As Dr Benjamin Cook at the NASA Goddard Institute for Space Studies tells Carbon Brief, while changes in future precipitation is uncertain, the drying associated with warmer temperatures is much more widespread:
“The drought-climate change story is actually pretty complicated. While the impact of climate change on precipitation is fairly uncertain, we do expect with warming that many areas will experience more soil moisture droughts and declining runoff and streamflow resulting in an overall increase in drought risk and severity.
“The general consensus is that precipitation will decline in subtropical regions, places like the [US] Southwest and the Mediterranean. But the warming effect and impact of warming on evapotranspiration and associated drying happens over a much, much larger region.”

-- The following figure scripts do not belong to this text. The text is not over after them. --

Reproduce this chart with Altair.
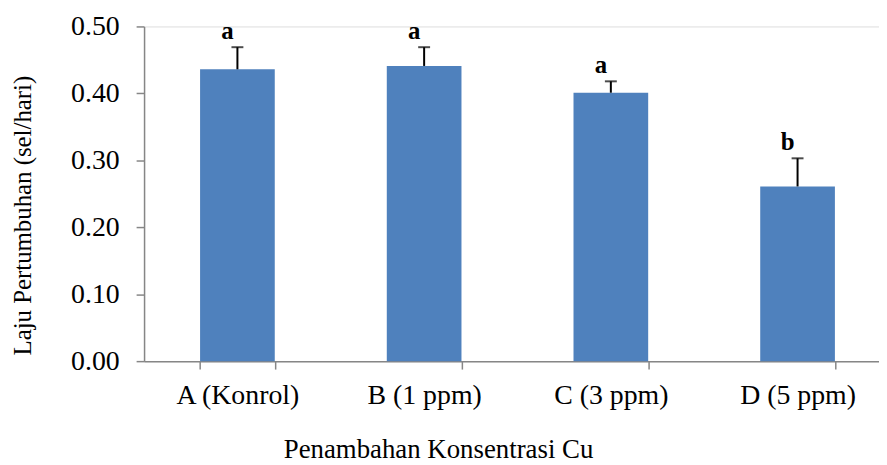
import altair as alt
import pandas as pd

categories = ["A (Konrol)", "B (1 ppm)", "C (3 ppm)", "D (5 ppm)"]
means = [0.436, 0.441, 0.401, 0.261]
errors = [0.033, 0.028, 0.017, 0.042]
letters = ["a", "a", "a", "b"]

df = pd.DataFrame({
    "cat": categories,
    "mean": means,
    "err": errors,
    "letter": letters,
})
df["top"] = df["mean"] + df["err"]

FONT = "Liberation Serif"
AXIS_COLOR = "#868686"

x_scale = alt.Scale(paddingInner=0.6, paddingOuter=0.3, range=[0, 752])

x_enc = alt.X(
    "cat:N",
    sort=categories,
    scale=x_scale,
    axis=alt.Axis(
        title="Penambahan Konsentrasi Cu",
        labelAngle=0,
        labelFont=FONT,
        labelFontSize=28,
        labelColor="black",
        labelPadding=13,
        titleFont=FONT,
        titleFontSize=27,
        titleFontWeight="normal",
        titleColor="black",
        titleX=296,
        titleY=89,
        titleBaseline="middle",
        titleAlign="center",
        tickBand="extent",
        tickSize=8,
        tickColor=AXIS_COLOR,
        domainColor=AXIS_COLOR,
        domainWidth=1.5,
        tickWidth=1.5,
        grid=False,
    ),
)

y_scale = alt.Scale(domain=[0, 0.5], nice=False)
y_enc = alt.Y(
    "mean:Q",
    scale=y_scale,
    axis=alt.Axis(
        title="Laju Pertumbuhan (sel/hari)",
        values=[0, 0.1, 0.2, 0.3, 0.4, 0.5],
        format=".2f",
        labelFont=FONT,
        labelFontSize=28,
        labelColor="black",
        labelPadding=17,
        titleFont=FONT,
        titleFontSize=25,
        titleFontWeight="normal",
        titleColor="black",
        titleAngle=-90,
        titleX=-122,
        titleY=190,
        titleAlign="center",
        titleBaseline="middle",
        tickSize=8,
        tickColor=AXIS_COLOR,
        domainColor=AXIS_COLOR,
        domainWidth=1.5,
        tickWidth=1.5,
        grid=False,
    ),
)

base = alt.Chart(df)

bars = base.mark_bar(color="#4F81BD").encode(x=x_enc, y=y_enc)

err_rule = base.mark_rule(color="black", strokeWidth=2).encode(
    x=alt.X("cat:N", sort=categories),
    y=alt.Y("mean:Q", scale=y_scale),
    y2="top:Q",
)

err_cap = base.mark_tick(color="black", thickness=2, size=12, orient="horizontal").encode(
    x=alt.X("cat:N", sort=categories),
    y=alt.Y("top:Q", scale=y_scale),
)

labels = base.mark_text(
    font=FONT, fontSize=25, fontWeight="bold", color="black",
    baseline="alphabetic", dy=-8, dx=-10,
).encode(
    x=alt.X("cat:N", sort=categories),
    y=alt.Y("top:Q", scale=y_scale),
    text="letter:N",
)

chart = (
    alt.layer(bars, err_rule, err_cap, labels)
    .properties(
        width=740,
        height=337,
        autosize=alt.AutoSizeParams(type="none"),
        padding={"left": 137, "top": 17, "right": 0, "bottom": 102},
    )
    .configure_view(stroke=None)
    .configure(background="white")
)

chart.save("out.html", embed_options={"renderer": "svg", "actions": False})
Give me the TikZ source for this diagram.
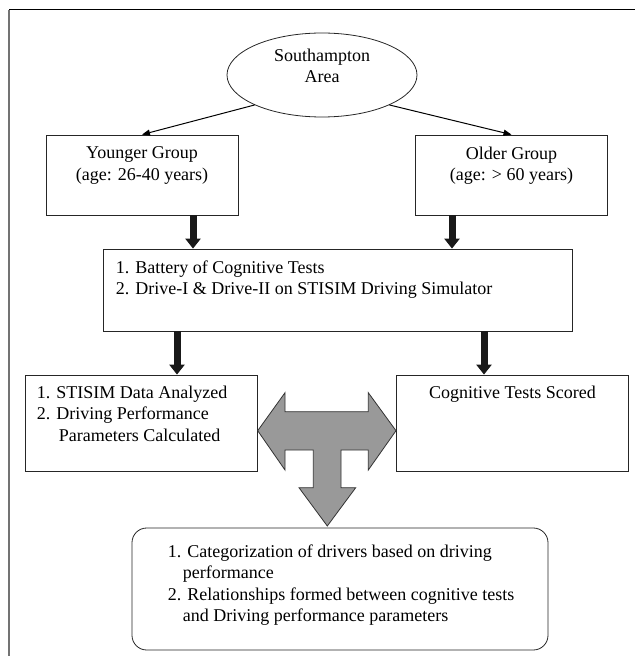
\documentclass[tikz,border=0pt]{standalone}
\usepackage{fontspec}
\setmainfont{Liberation Serif}
\usetikzlibrary{shapes.geometric,arrows.meta,positioning}

\begin{document}
\begin{tikzpicture}[
    x=0.75pt, y=-0.75pt,
    % Node styles
    areanode/.style={ellipse, draw=black!85, line width=0.6pt,
                     minimum width=142.5pt, minimum height=63pt},
    groupbox/.style={rectangle, draw=black!85, line width=0.6pt,
                     minimum width=144pt, minimum height=60pt},
    testbox/.style={rectangle, draw=black!85, line width=0.6pt,
                    minimum width=351.75pt, minimum height=61.5pt},
    resultbox/.style={rectangle, draw=black!85, line width=0.6pt,
                      minimum width=174pt, minimum height=72pt},
    finalbox/.style={rectangle, rounded corners=11pt, draw=black!85, line width=0.6pt,
                     minimum width=312pt, minimum height=91.5pt},
    boxtext/.style={inner sep=0pt, font=\fontsize{13.5}{16}\selectfont},
    arrow/.style={line width=0.75pt, -{Triangle[length=6pt,width=4.5pt]}, black},
    bigarrow/.style={line width=5.25pt, -{Triangle[length=7.5pt,width=11.25pt]}, black!90},
    teearrow/.style={draw=black!80, line width=0.6pt, fill=black!40},
    frameleft/.style={line width=1.5pt, black!55},
    frametop/.style={line width=0.75pt, black}
]
\useasboundingbox (0,0) rectangle (635,656);

% Frame
\draw[frameleft] (9,656) -- (9,10);
\draw[frametop] (9,10) -- (635,10);

% 1. Area
\node[areanode] (area) at (322,75) {};
\node[boxtext, align=center, below=12pt of area.north] (areatext) {Southampton\\Area};

% 2. Groups
\node[groupbox] (younger) at (142,175) {};
\node[boxtext, align=center, below=9pt of younger.north] (youngertext) {Younger Group\\(age: 26-40 years)};

\node[groupbox] (older) at (511.5,175) {};
\node[boxtext, align=center, below=9pt of older.north] (oldertext) {Older Group\\(age: > 60 years)};

% 3. Tests
\node[testbox] (tests) at (337.5,290) {};
\node[boxtext, align=left, below right=9pt and 9.75pt of tests.north west] (teststext) {1. Battery of Cognitive Tests\\2. Drive-I \& Drive-II on STISIM Driving Simulator};

% 4. Results
\node[resultbox] (analysed) at (141,423) {};
\node[boxtext, align=left, below right=8.25pt and 9pt of analysed.north west] (analysedtext) {1. STISIM Data Analyzed\\2. Driving Performance\\\hspace*{16.5pt}Parameters Calculated};

\node[resultbox] (scored) at (512.5,423) {};
\node[boxtext, align=center, below=8.25pt of scored.north] (scoredtext) {Cognitive Tests Scored};

% 5. Final
\node[finalbox] (final) at (340,589) {};
\node[boxtext, align=left, below right=12.75pt and 27pt of final.north west] (finaltext) {1. Categorization of drivers based on driving\\\hspace*{11.25pt}performance\\2. Relationships formed between cognitive tests\\\hspace*{11.25pt}and Driving performance parameters};

% Split arrows
\draw[arrow] (area.south west) -- (younger.north);
\draw[arrow] (area.south east) -- (older.north);

% Thick arrows
\draw[bigarrow] (193,0 |- younger.south) -- (193,0 |- tests.north);
\draw[bigarrow] (452,0 |- older.south) -- (452,0 |- tests.north);
\draw[bigarrow] (177,0 |- tests.south) -- (177,0 |- analysed.north);
\draw[bigarrow] (484,0 |- tests.south) -- (484,0 |- scored.north);

% Three-way arrow
\draw[teearrow] (257.7,430.7) -- (285,392.7) -- (285,411.7) -- (368.3,411.7)
    -- (368.3,392.7) -- (396,430.7) -- (368.3,470) -- (368.3,450) -- (341,450)
    -- (341,487.7) -- (355.7,487.7) -- (327.3,526) -- (299,487.7) -- (313.3,487.7)
    -- (313.3,450) -- (285,450) -- (285,470) -- cycle;

\end{tikzpicture}
\end{document}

Changes in average precipitation is much more difficult for climate models to predict than temperature. There are many parts of the world where models disagree whether there will be more or less rain and snow in the future. However, there are some regions, particularly the Mediterranean and southern Africa, where nearly all models suggest rainfall will decrease. Similarly, increases in rainfall are expected in high latitude areas, as well as much of South Asia.
There is much more agreement by the models that a warming climate will increase the severity of extreme rainfall and snowfall almost everywhere. A warmer world will, they project, also increase soil evaporation and reduce snowpack, exacerbating droughts even in the absence of reduced precipitation.